British cinema rarely gets the credit it deserves for the way it’s able to inspire and entertain audiences. Never was that more true than during World War II when London and surrounding areas were being bombarded by German air raids. In response, the British Ministry of Information turned to older filmmakers and crew who hadn’t been called off to the warfront to help create entertainment and inspiration for British citizens during those difficult times.
Based on Lissa Evans’ 2009 novel Their Finest Hour and a Half–adapted here by Gaby Chiappe–this new film from Danish filmmaker Lone Scherfig (An Education) comes at the perfect time when the discussion about equal pay and treatment of women in the workplace is once again very much at the forefront of conversations. Yet it somehow handles this subject in an impressively evenhanded manner.
Gemma Arterton’s Catrin Cole comes from the world of advertising, hired by the ministry to write “women’s dialogue” (called “slop”) for their thinly-veiled propaganda films, getting paid less than her male writing partner, Tom Buckley (Sam Claflin). Catrin’s husband Ellis (Jack Huston) doesn’t see any point in her working, despite the fact that he is a starving artist barely able to keep a roof over their heads. As Catrin starts to acclimate herself to being an unappreciated screenwriter, she finds a story about two brave twin sisters who take their father’s boat to save soldiers at the battle of Dunkirk.
After convincing the Ministry to turn it into a movie called The Nancy Starling (the name of the boat), Catrin then has her own battle to fight in keeping the focus of the movie on the two young women. The Ministry insists on casting an American soldier (Jake Lacy) with no acting experience in hopes the movie will appeal to the “Yanks” just joining the war. They also cast Bill Nighy’s Ambrose Hilliard, a serious British acting vet who has been struggling late in his career and who begrudgingly agrees to play the girl’s drunken uncle Frank, a comic relief role.
For many reasons, I’ve been a fan of almost everything Gemma Arterton has done since I first saw her in a movie—probably Guy Ritchie’s RocknRolla or maybe Quantum of Solace. Maybe it’s because she often comes across as the quintessential British actress– she’s eloquent and charming with a way of capturing women from the previous century. The role of Catrin couldn’t be more perfect for Arterton’s skills at playing a woman you generally are rooting for to get everything she wants out of life. That’s not always the case with Their Finest, because the story still takes place during Britain’s toughest times, and the fact the movie takes place during the bombings is not treated on lightly.
The other key component that helps make Their Finest so enjoyable is the humor Bill Nighy brings to every scene, especially once he gets on set and starts interacting with others, including the American non-actor he is asked to take under his wing. Nighy isn’t just used as comic relief in this movie, though, as he brings some big-time gravitas to a number of scenes when the fact the country is at war has a serious, personal impact on those making the movie.
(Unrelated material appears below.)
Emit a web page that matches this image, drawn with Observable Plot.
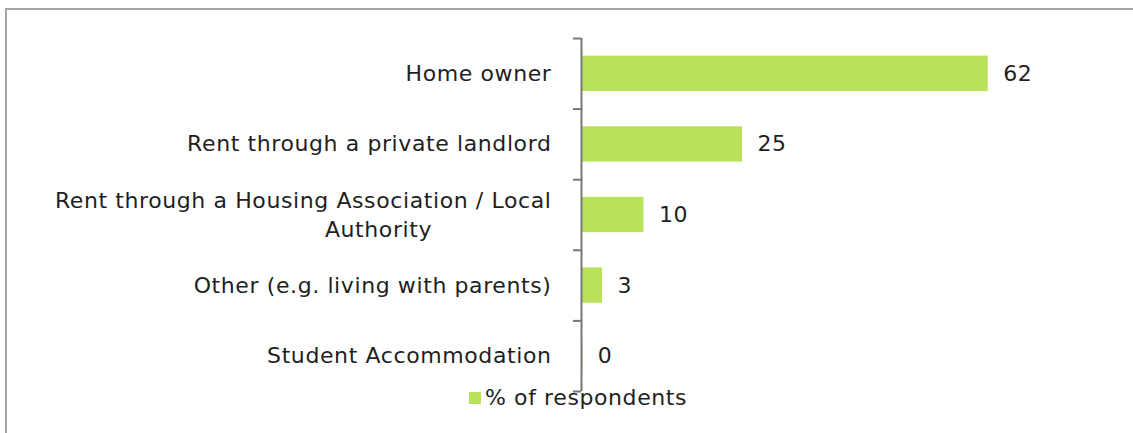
<!DOCTYPE html>
<html>
<head>
<meta charset="utf-8">
<script src="https://cdn.jsdelivr.net/npm/d3@7"></script>
<script src="https://cdn.jsdelivr.net/npm/@observablehq/plot@0.6"></script>
<style>
  html, body { margin: 0; padding: 0; background: #fff; overflow: hidden; }
  #wrap { position: relative; width: 1133px; height: 433px; overflow: hidden; }
  #frame { position: absolute; left: 5px; top: 8px; width: 1200px; height: 500px;
           border-left: 2px solid #a6a6a6; border-top: 2px solid #a6a6a6; }
  #chart { position: absolute; left: 0; top: 0; }
  #legend { position: absolute; left: 469px; top: 385px; display: flex; align-items: center;
            font-family: "DejaVu Sans", sans-serif; font-size: 22px; letter-spacing: 0.6px; color: #1f1f1f; }
  #legend .sw { width: 12px; height: 12px; background: #b9e25a; margin-right: 4px; }
</style>
</head>
<body>
<div id="wrap">
  <div id="frame"></div>
  <div id="chart"></div>
  <div id="legend"><span class="sw"></span><span id="legendText"></span></div>
</div>
<script>
const categories = [
  "Home owner",
  "Rent through a private landlord",
  "Rent through a Housing Association / Local\nAuthority",
  "Other (e.g. living with parents)",
  "Student Accommodation"
];
const values = [61.9, 24.5, 9.5, 3.2, 0.2];
const seriesName = "% of respondents";

const green = "#b9e25a";
const axisGray = "#777777";
const textColor = "#1f1f1f";
const font = "DejaVu Sans, sans-serif";

const rows = categories.map((c, i) => {
  const lines = c.split("\n");
  return { category: c, first: lines[0], rest: lines.slice(1).join("\n"),
           wrapped: lines.length > 1, value: values[i], pos: i };
});
const n = categories.length;

const chart = Plot.plot({
  width: 1133,
  height: 433,
  marginLeft: 581,
  marginRight: 0,
  marginTop: 38,
  marginBottom: 42,
  style: { background: "transparent", fontFamily: font, fontSize: "22px", letterSpacing: "0.6px", color: textColor, overflow: "visible" },
  x: { domain: [0, 84], axis: null },
  y: { type: "linear", domain: [0, n], reverse: true, axis: null },
  marks: [
    Plot.rectX(rows, { x: "value", y1: d => d.pos + 0.25, y2: d => d.pos + 0.75, fill: green, insetLeft: 1 }),
    Plot.ruleX([0], { stroke: axisGray, strokeWidth: 2 }),
    Plot.axisY({ ticks: d3.range(n + 1), tickSize: 8, tickFormat: () => "", stroke: axisGray, strokeWidth: 2 }),
    Plot.text(rows.filter(d => !d.wrapped), {
      y: d => d.pos + 0.5, text: "first", frameAnchor: "left", textAnchor: "end",
      dx: -30, fill: textColor, fontSize: 22
    }),
    Plot.text(rows.filter(d => d.wrapped), {
      y: d => d.pos + 0.5, text: "first", frameAnchor: "left", textAnchor: "end",
      dx: -30, dy: -14.5, fill: textColor, fontSize: 22
    }),
    Plot.text(rows.filter(d => d.wrapped), {
      y: d => d.pos + 0.5, text: "rest", frameAnchor: "left", textAnchor: "middle",
      dx: -203, dy: 14.5, fill: textColor, fontSize: 22
    }),
    Plot.text(rows, {
      x: "value", y: d => d.pos + 0.5, text: d => d3.format(".0f")(d.value),
      textAnchor: "start", dx: 15, fill: textColor, fontSize: 22
    })
  ]
});
document.getElementById("chart").appendChild(chart);
document.getElementById("legendText").textContent = seriesName;
</script>
</body>
</html>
There’s also an almost obligatory romantic angle to this story, essentially a love triangle between Catrin, Tom, and her husband Ellis, who doesn’t support his wife being off on a movie set surrounded by men even though her wages are paying their rent. It’s an aspect that’s wisely underplayed as to not take away from the purpose of the film, which isn’t just to show that women can do anything men can do, but also to shine a light on the most underappreciated person on a movie set… the writer.
The movie’s best moments are the ones that effectively give you a behind-the-scenes look at what it may have been like making movies during those times. It feels like Scherfig, surrounded by many women on her crew–a subtle counterpoint to the male-heavy British film crews that were the norm–has a good handle on this era of filmmaking, which shows during the “movie within a movie” scenes of a Dunkirk film that’s far smaller and lower budget than the one Christopher Nolan has in store for audiences this summer. (Their Finest also offers an interesting juxtaposition to the mini-series Five Came Back, now streaming on Netflix, which looks at some of the American directors who enlisted in the military and shot WWII footage.)
Their Finest certainly won’t be for everyone, especially those expecting or desiring a serious drama and/or lighter romantic fare from a movie that bounces between the two fairly regularly. It’s certainly one of Scherfig’s best films since An Education, and a movie that feels more relevant and timely than some might expect, yet also one that is also able to take your mind off what’s going on in the real world. In other words, it’s as entertaining as it is inspiring, just like the movie that’s being made in the movie.
Their Finest opens in New York and L.A. on Friday and in other cities over the course of April.